**GIVEN EXERCISE**:
Say how many lines contain "code"; the answer is the number alone.

================

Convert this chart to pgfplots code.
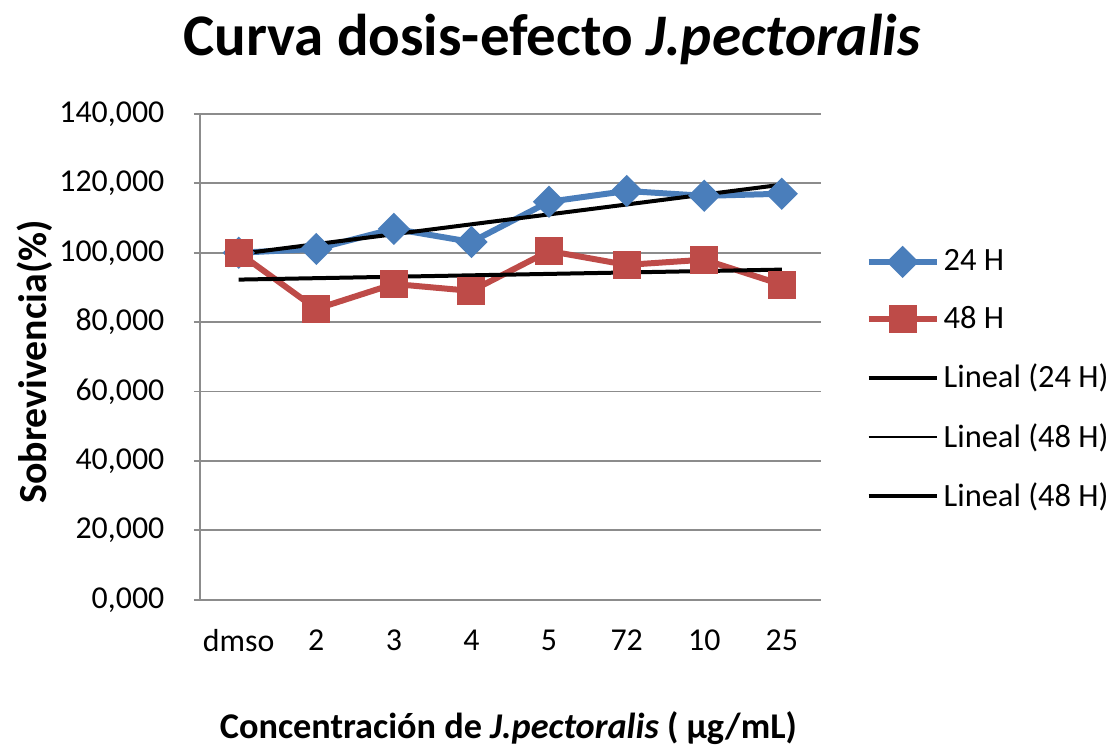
\documentclass[border=0pt]{standalone}
\usepackage{pgfplots}
\pgfplotsset{compat=1.18}
\usepackage{fontspec}
\setmainfont{Carlito}
\definecolor{b24}{HTML}{4A7EBB}
\definecolor{r48}{HTML}{BE4B48}
\definecolor{gridc}{HTML}{8C8C8C}
\begin{document}
\begin{tikzpicture}
\begin{axis}[
  name=ax,
  scale only axis, width=310.5bp, height=243bp,
  xmin=-0.5, xmax=7.5, ymin=0, ymax=140,
  xtick={0,1,2,3,4,5,6,7},
  xticklabels={dmso,2,3,4,5,72,10,25},
  ytick={0,20,40,60,80,100,120,140},
  axis x line=bottom, axis y line=left,
  axis line style={-, draw=gridc, line width=0.9bp},
  ymajorgrids, grid style={draw=gridc, line width=0.9bp},
  x tick style={draw=none},
  y tick style={draw=gridc, line width=0.9bp},
  tick align=outside, major tick length=3bp,
  /pgf/number format/assume math mode=true,
  /pgf/number format/fixed,
  /pgf/number format/fixed zerofill,
  /pgf/number format/precision=3,
  /pgf/number format/use comma,
  /pgf/number format/1000 sep={},
  xticklabel style={font=\fontsize{16}{19}\selectfont, yshift=-8.5bp},
  yticklabel style={font=\fontsize{16}{19}\selectfont, xshift=-11.3bp},
  title={\bfseries Curva dosis-efecto \textit{J.pectoralis}},
  title style={font=\fontsize{29.6}{33}\selectfont, at={(0.567,1.128)}, anchor=center},
  xlabel={\bfseries Concentración de \textit{J.pectoralis} ( µg/mL)},
  xlabel style={font=\fontsize{18.2}{21}\selectfont, at={(0.497,-0.265)}, anchor=center},
  ylabel={\bfseries Sobrevivencia(\%)},
  ylabel style={font=\fontsize{20}{23}\selectfont, at={(-0.266,0.49)}, anchor=center},
  legend style={draw=none, fill=none, at={(1.072,0.453)}, anchor=west,
    font=\fontsize{16.3}{19}\selectfont, row sep=12.3bp, inner sep=0pt},
  legend cell align=left,
  legend image code/.code={\draw[mark repeat=2,mark phase=2] plot coordinates {(0bp,0bp)(17bp,0bp)(34bp,0bp)};},
  legend entries={24 H,48 H,Lineal (24 H),Lineal (48 H),Lineal (48 H)},
]
\addplot[b24, line width=3bp, mark=square*, mark size=4.2bp, mark options={rotate=45, solid, fill=b24}]
  coordinates {(0,100) (1,101.1) (2,106.9) (3,103.1) (4,114.7) (5,117.8) (6,116.4) (7,117.0)};
\addplot[r48, line width=3bp, mark=square*, mark size=5.5bp, mark options={solid, fill=r48}]
  coordinates {(0,100) (1,83.8) (2,91.0) (3,89.0) (4,100.5) (5,96.5) (6,98.0) (7,90.8)};
\addplot[black, line width=2bp, no marks] coordinates {(0,99.63) (7,119.62)};
\addlegendimage{black, line width=1bp}
\addplot[black, line width=2bp, no marks] coordinates {(0,92.26) (7,95.14)};
\end{axis}
\pgfresetboundingbox
\path[use as bounding box] ([shift={(-100bp,-74.5bp)}]ax.south west) rectangle ([shift={(145.25bp,57bp)}]ax.north east);
\end{tikzpicture}
\end{document}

================

**RESPONSE TO THIS TASK**:
2